ROANOKE TIMES

                         Roanoke Times
                 Copyright (c) 1995, Landmark Communications, Inc.

DATE: SATURDAY, October 21, 1995                   TAG: 9510230025
SECTION: CURRENT                    PAGE: NRV-1   EDITION: NEW RIVER VALLEY 
SOURCE: ELISSA MILENKY STAFF WRITER
DATELINE: BLACKSBURG                                LENGTH: Medium


ELECTRONIC VILLAGE GROWING INTO COUNTY

The Blacksburg Electronic Village is moving beyond its namesake with help from a $266,710 federal grant.

The grant, announced on Friday, was awarded to the BEV earlier this month by the U.S. Department of Commerce's telecommunications division to help provide rural communities greater access to the Internet.

The money will be used this way:

Computer equipment will be purchased for Christiansburg High School and Auburn High and Middle School that will provide a link to the Blacksburg Museum of Natural History and the BEV.

A computer lab with up to 15 terminals will be established at Auburn High and Middle School where students, teachers and members of the community will be trained to use the Internet in their daily lives and education.

An 18-month salary for a full-time computer trainer will be provided for the Montgomery-Floyd Regional Library.

The BEV will establish an on-line clearinghouse of information to help other communities establish electronic villages.

Approximately $90,000 of the grant money will go toward computer equipment, while the bulk of the funding will be spent on staffing, said BEV Director Andrew Cohill. In addition to the extra library staff member, the BEV will provide a technical support staff member, two Virginia Tech graduate students and Tech faculty members who will oversee the graduate students.

"The goal is to train the trainers," Cohill said Friday. "We can't train every teacher, every librarian in the county ourselves."

The BEV, which is celebrating its two-year anniversary this month, is a joint project with Bell Atlantic Corp., Virginia Tech and Blacksburg. It was formed to determine how a town could interact on the information superhighway as a community and as a test market to determine how to price, package and deliver information via computer.

"With the electronic village well-established in Blacksburg, the time has come to expand its resources beyond its immediate community ... ," Rep. Rick Boucher, D-Abingdon, said in his announcement Friday.

The money will be used almost immediately. Karen Dillon, director of the library, said the new staff position will be filled in a month, bringing the library system up to three full-time computer trainers. The library, which has been a partner with the BEV for a year and a half, already has trained more than 1,000 people in the community.

"This is like icing on the cake," Dillon said.

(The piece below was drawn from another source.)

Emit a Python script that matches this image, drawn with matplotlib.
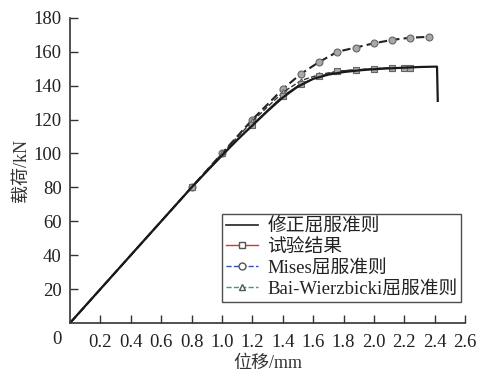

Work on the new computer lab at Auburn High and Middle School, which is four miles outside of Christiansburg, will begin in January. The lab will have "everything one would need to work in there and publish pages that would go on the World Wide Web," said Larry W. Arrington, Montgomery County supervisor of technology/management.

The lab will be used during the day by students. A full-scale training program will be held to train teachers how to integrate the Internet into their lesson plans. The public can use the lab after school hours, Arrington said.

Several school officials said they hope the new technology will connect the community, and especially students, to different cultures and ideas. Auburn Principal Bob Miller said the school is in a traditional, rural community.

"A lot of our kids don't travel extensively," said Miller, whose entire school population is about 530 students.

"It opens their eyes a lot and I think makes them more responsible citizens in society," he added.